Es decir, estamos en el umbral de un cambio de régimen que nos asemeja al régimen actual de Venezuela. Sí, muchos dijimos que México no llegaría hasta allá porque México era un país más grande, porque México está junto a los Estados Unidos con un TMEC, etcétera, etcétera. Algunos todavía lo siguen afirmando, pero nos equivocamos. Lo que en México tenemos enfrente, de materializarse la supermayoría de Morena en el Congreso, es justamente la consolidación de un gobierno con todo el poder, sin contrapesos, sin autoridad electoral independiente, apuntalado por las Fuerzas Armadas y con nexos con el crimen organizado. Se parece mucho al régimen venezolano que observamos hoy, o incluso peor. Lo que nos espera en México es un deterioro gradual y constante de la situación económica y social, la corrupción de las Fuerzas Armadas, el éxodo de mexicanos al exterior, pérdida de libertades civiles y un largo etcétera. A eso debemos agregar la inseguridad.
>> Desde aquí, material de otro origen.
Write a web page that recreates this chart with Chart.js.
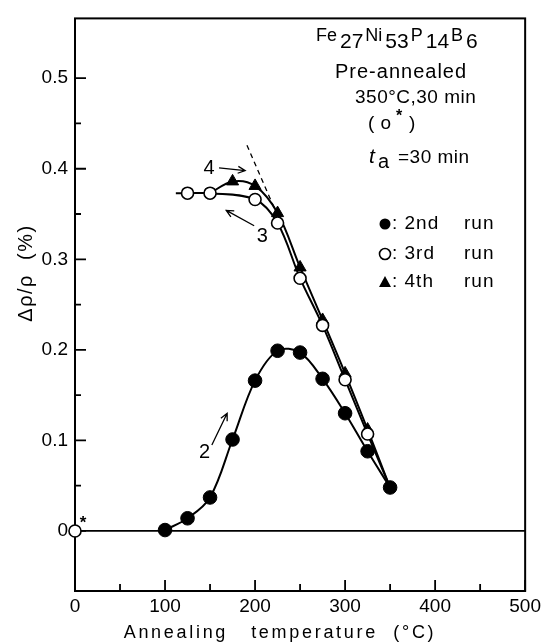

Y por lo que hemos visto en otros países, incluyendo Venezuela, es que deben pasar muchos años para que la gente pierda el miedo, se movilice, se lance a las calles llena de desesperación para protestar y ante un tremendo riesgo. En Rusia aún no ocurre. A Venezuela le ha tomado décadas enteras y una diáspora de 30 por ciento de su población llegar a lo que estamos viendo en ese país. Y a México, ¿cuánto tiempo y qué le tomaría?